◆ **Written problem**: Exactly as written, retype the listing below, omitting the pictures.

◆ **Data provided**:
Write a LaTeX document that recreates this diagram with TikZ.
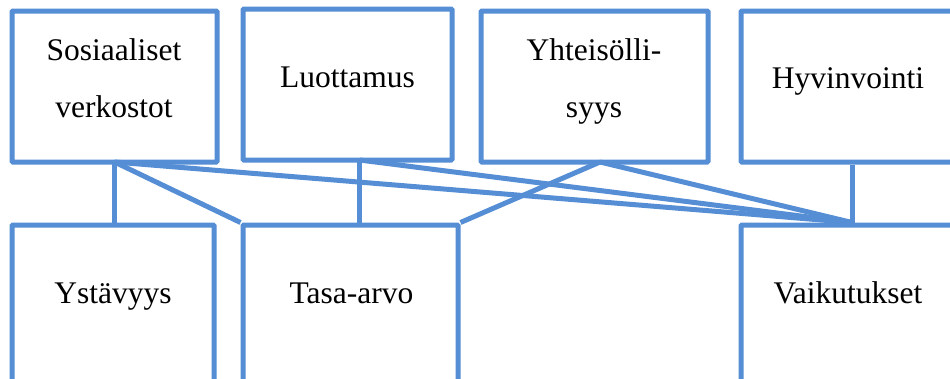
\documentclass[tikz,border=0pt]{standalone}
\usepackage{fontspec}
\setmainfont{Liberation Serif}
\definecolor{boxblue}{RGB}{85,142,213}
\tikzset{
  boxnode/.style={draw=boxblue, line width=5pt, rectangle, minimum height=151pt, inner sep=0pt, rounded corners=1pt},
  lowbox/.style={boxnode, minimum height=160pt},
  conn/.style={draw=boxblue, line width=5pt},
  txt/.style={anchor=base, inner sep=0pt, font=\fontsize{31.5}{36}\selectfont}
}
\begin{document}
\begin{tikzpicture}[x=1pt,y=-1pt]
\useasboundingbox (0,0) rectangle (950,378);
\fill[white] (0,0) rectangle (950,378);
\coordinate (c1) at (114.5,162);
\coordinate (c2) at (359.5,160);
\coordinate (c3) at (600,162);
% boxes
\node[boxnode, minimum width=205pt] (b1) at (114.5,86.5) {};
\node[boxnode, minimum width=209pt] (b2) at (347.5,84.5) {};
\node[boxnode, minimum width=227pt] (b3) at (594.5,86.5) {};
\node[boxnode, minimum width=222pt] (b4) at (852,86.5) {};
\node[lowbox, minimum width=202pt] (b5) at (113,305) {};
\node[lowbox, minimum width=215pt] (b6) at (350.5,305) {};
\node[lowbox, minimum width=222pt] (b7) at (852,305) {};
% connectors
\draw[conn] (c1) -- (c1 |- b5.north);
\draw[conn] (c1) -- (b6.north west);
\draw[conn] (c1) -- (b7.north);
\draw[conn] (c2) -- (c2 |- b6.north);
\draw[conn] (c2) -- (b7.north);
\draw[conn] (c3) -- (b6.north east);
\draw[conn] (c3) -- (b7.north);
\draw[conn] (b4.south) -- (b7.north);
% texts
\node[txt] (t1a) at (114,60) {Sosiaaliset};
\node[txt] (t1b) at (114,117) {verkostot};
\node[txt] (t2) at (347.5,87) {Luottamus};
\node[txt] (t3a) at (594,60) {Yhteisölli-};
\node[txt] (t3b) at (594,117) {syys};
\node[txt] (t4) at (848,88) {Hyvinvointi};
\node[txt] (t5) at (113,303) {Ystävyys};
\node[txt] (t6) at (351.5,303) {Tasa-arvo};
\node[txt] (t7) at (848,303) {Vaikutukset};
\end{tikzpicture}
\end{document}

◆ **Exercise answer**:
Write a LaTeX document that recreates this diagram with TikZ.
\documentclass[tikz,border=0pt]{standalone}
\usepackage{fontspec}
\setmainfont{Liberation Serif}
\definecolor{boxblue}{RGB}{85,142,213}
\tikzset{
  boxnode/.style={draw=boxblue, line width=5pt, rectangle, minimum height=151pt, inner sep=0pt, rounded corners=1pt},
  lowbox/.style={boxnode, minimum height=160pt},
  conn/.style={draw=boxblue, line width=5pt},
  txt/.style={anchor=base, inner sep=0pt, font=\fontsize{31.5}{36}\selectfont}
}
\begin{document}
\begin{tikzpicture}[x=1pt,y=-1pt]
\useasboundingbox (0,0) rectangle (950,378);
\fill[white] (0,0) rectangle (950,378);
\coordinate (c1) at (114.5,162);
\coordinate (c2) at (359.5,160);
\coordinate (c3) at (600,162);
% boxes
\node[boxnode, minimum width=205pt] (b1) at (114.5,86.5) {};
\node[boxnode, minimum width=209pt] (b2) at (347.5,84.5) {};
\node[boxnode, minimum width=227pt] (b3) at (594.5,86.5) {};
\node[boxnode, minimum width=222pt] (b4) at (852,86.5) {};
\node[lowbox, minimum width=202pt] (b5) at (113,305) {};
\node[lowbox, minimum width=215pt] (b6) at (350.5,305) {};
\node[lowbox, minimum width=222pt] (b7) at (852,305) {};
% connectors
\draw[conn] (c1) -- (c1 |- b5.north);
\draw[conn] (c1) -- (b6.north west);
\draw[conn] (c1) -- (b7.north);
\draw[conn] (c2) -- (c2 |- b6.north);
\draw[conn] (c2) -- (b7.north);
\draw[conn] (c3) -- (b6.north east);
\draw[conn] (c3) -- (b7.north);
\draw[conn] (b4.south) -- (b7.north);
% texts
\node[txt] (t1a) at (114,60) {Sosiaaliset};
\node[txt] (t1b) at (114,117) {verkostot};
\node[txt] (t2) at (347.5,87) {Luottamus};
\node[txt] (t3a) at (594,60) {Yhteisölli-};
\node[txt] (t3b) at (594,117) {syys};
\node[txt] (t4) at (848,88) {Hyvinvointi};
\node[txt] (t5) at (113,303) {Ystävyys};
\node[txt] (t6) at (351.5,303) {Tasa-arvo};
\node[txt] (t7) at (848,303) {Vaikutukset};
\end{tikzpicture}
\end{document}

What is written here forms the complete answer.